** start of DATA FOR PROCESSING **
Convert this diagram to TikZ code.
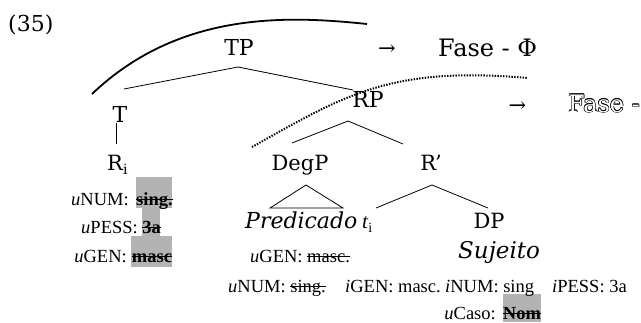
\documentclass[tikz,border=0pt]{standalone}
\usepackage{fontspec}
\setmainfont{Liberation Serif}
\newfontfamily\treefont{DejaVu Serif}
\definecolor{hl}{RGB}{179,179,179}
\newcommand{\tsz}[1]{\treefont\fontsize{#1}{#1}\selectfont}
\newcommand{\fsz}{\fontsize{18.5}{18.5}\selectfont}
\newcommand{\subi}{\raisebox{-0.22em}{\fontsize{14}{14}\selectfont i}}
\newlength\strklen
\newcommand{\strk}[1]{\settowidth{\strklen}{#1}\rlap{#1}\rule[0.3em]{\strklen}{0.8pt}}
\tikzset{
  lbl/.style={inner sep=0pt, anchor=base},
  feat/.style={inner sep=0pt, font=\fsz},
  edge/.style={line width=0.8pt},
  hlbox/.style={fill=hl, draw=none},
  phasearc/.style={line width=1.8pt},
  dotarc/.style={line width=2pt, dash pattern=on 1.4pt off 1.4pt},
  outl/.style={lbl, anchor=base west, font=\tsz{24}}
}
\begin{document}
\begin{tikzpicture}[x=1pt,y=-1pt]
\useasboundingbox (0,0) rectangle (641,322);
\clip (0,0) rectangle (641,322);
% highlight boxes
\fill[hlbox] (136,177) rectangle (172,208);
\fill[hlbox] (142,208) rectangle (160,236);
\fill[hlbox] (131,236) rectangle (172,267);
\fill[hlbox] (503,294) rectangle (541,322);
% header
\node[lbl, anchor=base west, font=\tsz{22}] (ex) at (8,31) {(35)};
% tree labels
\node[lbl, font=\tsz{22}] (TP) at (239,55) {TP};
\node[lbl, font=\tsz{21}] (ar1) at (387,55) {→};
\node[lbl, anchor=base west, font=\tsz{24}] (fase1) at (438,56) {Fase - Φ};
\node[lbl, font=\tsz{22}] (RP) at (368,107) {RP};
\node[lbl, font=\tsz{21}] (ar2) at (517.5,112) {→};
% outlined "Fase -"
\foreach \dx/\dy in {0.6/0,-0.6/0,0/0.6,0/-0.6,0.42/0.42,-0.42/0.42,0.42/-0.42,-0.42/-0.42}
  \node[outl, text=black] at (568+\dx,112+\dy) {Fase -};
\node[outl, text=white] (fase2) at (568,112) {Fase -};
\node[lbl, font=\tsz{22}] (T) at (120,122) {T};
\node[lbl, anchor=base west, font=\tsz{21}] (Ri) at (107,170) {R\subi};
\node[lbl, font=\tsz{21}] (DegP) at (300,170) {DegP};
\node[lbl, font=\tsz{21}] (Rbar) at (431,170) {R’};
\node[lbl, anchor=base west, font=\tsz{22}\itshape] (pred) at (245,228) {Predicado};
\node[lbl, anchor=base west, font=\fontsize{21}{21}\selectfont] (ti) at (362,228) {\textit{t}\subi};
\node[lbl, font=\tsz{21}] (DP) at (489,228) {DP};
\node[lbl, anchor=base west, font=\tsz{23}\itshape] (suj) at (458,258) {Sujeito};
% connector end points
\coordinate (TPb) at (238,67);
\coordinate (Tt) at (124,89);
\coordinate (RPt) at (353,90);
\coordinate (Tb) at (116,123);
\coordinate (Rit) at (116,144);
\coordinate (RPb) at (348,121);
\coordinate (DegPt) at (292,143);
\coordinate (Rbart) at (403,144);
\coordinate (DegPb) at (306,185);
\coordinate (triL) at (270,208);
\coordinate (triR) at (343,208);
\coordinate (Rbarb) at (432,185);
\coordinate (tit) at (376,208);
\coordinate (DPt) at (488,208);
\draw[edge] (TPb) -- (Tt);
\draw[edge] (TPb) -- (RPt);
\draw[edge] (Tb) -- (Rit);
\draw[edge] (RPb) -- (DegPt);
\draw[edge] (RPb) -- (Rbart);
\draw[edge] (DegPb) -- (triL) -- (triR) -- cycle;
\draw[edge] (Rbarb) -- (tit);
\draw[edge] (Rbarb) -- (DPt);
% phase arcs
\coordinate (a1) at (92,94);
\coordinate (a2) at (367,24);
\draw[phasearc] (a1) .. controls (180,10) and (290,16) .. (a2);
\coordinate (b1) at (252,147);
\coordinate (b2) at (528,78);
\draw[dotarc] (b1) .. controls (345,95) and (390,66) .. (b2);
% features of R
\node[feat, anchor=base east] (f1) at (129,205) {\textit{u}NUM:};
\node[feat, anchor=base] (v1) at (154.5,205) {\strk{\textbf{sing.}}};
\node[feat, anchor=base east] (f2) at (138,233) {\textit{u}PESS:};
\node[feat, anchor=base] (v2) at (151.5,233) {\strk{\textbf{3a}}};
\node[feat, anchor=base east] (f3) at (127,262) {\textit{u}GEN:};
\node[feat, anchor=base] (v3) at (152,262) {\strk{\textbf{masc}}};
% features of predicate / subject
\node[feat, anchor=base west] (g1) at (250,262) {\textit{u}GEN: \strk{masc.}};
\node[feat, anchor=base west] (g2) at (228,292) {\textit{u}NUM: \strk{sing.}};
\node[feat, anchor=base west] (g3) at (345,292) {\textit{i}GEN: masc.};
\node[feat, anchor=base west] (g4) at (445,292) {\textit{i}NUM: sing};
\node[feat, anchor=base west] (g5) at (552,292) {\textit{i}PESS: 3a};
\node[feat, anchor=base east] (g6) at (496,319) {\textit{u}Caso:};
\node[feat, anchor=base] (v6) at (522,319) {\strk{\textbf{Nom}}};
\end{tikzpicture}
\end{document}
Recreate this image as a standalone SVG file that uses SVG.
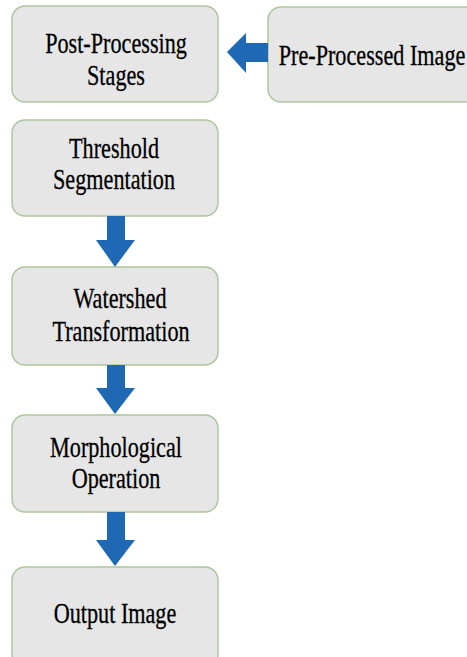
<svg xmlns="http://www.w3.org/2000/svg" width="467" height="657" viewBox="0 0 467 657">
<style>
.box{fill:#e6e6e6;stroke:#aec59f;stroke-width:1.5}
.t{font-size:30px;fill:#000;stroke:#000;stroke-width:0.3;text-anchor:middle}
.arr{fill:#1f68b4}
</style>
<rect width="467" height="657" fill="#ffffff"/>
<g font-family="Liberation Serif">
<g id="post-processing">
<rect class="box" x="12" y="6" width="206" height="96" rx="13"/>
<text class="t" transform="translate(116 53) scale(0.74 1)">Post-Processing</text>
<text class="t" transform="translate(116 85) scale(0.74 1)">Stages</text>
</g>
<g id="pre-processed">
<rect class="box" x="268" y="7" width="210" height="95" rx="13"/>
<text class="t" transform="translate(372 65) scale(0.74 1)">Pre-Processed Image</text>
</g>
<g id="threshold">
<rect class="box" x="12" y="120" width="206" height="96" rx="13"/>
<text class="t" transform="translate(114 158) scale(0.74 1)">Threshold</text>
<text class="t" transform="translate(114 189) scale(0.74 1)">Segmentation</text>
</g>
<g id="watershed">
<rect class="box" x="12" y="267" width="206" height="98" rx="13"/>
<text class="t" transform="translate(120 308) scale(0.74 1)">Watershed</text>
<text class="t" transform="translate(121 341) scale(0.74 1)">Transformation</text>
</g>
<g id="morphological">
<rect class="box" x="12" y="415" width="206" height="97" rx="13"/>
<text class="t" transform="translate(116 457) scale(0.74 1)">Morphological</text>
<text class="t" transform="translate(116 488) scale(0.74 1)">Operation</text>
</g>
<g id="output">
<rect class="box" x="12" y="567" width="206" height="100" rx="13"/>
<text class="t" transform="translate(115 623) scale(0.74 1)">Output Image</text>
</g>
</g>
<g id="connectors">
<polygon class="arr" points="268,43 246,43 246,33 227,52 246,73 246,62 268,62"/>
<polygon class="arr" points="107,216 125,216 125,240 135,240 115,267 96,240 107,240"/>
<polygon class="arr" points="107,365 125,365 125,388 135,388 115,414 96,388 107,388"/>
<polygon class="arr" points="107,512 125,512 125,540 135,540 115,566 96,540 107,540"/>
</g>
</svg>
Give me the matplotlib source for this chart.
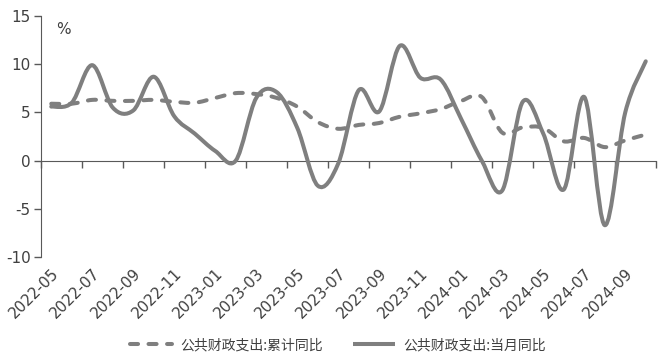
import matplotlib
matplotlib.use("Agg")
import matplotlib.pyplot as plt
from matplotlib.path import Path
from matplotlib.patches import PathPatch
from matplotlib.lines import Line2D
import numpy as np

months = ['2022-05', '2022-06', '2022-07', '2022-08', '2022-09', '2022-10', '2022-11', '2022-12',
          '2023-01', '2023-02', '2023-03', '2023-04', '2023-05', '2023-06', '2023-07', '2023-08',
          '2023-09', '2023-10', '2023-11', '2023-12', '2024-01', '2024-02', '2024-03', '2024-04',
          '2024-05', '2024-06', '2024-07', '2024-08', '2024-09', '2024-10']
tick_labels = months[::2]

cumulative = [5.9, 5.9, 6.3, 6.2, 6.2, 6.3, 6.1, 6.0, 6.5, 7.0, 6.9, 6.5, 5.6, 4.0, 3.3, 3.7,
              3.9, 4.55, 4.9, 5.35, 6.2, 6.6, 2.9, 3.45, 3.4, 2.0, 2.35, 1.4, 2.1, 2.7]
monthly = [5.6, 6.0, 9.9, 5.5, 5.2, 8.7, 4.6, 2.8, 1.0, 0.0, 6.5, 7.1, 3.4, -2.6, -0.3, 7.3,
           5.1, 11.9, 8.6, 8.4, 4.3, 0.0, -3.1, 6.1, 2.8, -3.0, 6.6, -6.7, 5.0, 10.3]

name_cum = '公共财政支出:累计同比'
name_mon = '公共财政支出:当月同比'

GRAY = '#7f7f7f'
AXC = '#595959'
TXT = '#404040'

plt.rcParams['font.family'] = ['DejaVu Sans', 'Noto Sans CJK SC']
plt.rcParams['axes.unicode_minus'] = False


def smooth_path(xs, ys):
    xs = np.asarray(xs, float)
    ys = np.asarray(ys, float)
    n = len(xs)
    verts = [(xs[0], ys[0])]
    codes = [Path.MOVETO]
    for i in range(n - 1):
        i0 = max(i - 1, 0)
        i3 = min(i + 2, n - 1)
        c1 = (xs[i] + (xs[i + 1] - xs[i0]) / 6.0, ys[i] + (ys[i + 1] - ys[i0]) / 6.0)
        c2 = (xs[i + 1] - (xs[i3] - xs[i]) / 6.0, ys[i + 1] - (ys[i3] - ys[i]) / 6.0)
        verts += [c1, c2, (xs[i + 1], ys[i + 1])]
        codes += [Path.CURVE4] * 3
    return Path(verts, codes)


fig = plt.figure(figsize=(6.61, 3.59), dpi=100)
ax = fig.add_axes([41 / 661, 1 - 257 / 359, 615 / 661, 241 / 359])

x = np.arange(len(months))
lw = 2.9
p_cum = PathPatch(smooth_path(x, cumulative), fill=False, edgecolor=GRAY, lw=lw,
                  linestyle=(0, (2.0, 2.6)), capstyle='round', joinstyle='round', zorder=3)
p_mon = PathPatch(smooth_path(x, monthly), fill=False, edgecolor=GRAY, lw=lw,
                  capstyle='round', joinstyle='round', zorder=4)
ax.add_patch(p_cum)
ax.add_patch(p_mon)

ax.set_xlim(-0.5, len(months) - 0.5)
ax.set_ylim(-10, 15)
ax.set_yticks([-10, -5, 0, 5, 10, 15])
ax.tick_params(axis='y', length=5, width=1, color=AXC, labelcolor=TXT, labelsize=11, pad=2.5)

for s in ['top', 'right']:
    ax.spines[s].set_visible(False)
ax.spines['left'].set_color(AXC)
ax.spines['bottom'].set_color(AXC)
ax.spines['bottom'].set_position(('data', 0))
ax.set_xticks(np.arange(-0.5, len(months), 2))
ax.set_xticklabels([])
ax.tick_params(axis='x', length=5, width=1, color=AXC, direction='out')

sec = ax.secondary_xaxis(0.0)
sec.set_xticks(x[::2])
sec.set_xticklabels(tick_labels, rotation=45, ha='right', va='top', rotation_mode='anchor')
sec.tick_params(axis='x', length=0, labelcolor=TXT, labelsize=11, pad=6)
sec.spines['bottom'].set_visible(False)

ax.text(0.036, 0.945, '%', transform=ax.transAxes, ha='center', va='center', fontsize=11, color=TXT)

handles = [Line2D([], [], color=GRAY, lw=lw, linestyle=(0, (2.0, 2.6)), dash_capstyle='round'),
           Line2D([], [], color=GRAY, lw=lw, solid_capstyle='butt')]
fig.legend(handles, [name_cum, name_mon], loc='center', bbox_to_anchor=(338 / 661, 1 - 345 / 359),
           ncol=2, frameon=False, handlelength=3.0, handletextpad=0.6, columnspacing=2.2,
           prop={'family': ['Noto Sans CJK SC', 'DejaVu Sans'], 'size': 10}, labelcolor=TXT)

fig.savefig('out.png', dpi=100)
** end of DATA FOR PROCESSING **
Skip all pictures. Output only the lines from the one containing "Give me the matplotlib source for this chart." to the one containing "import numpy as np", both lines included.

Give me the matplotlib source for this chart.
import matplotlib
matplotlib.use("Agg")
import matplotlib.pyplot as plt
from matplotlib.path import Path
from matplotlib.patches import PathPatch
from matplotlib.lines import Line2D
import numpy as np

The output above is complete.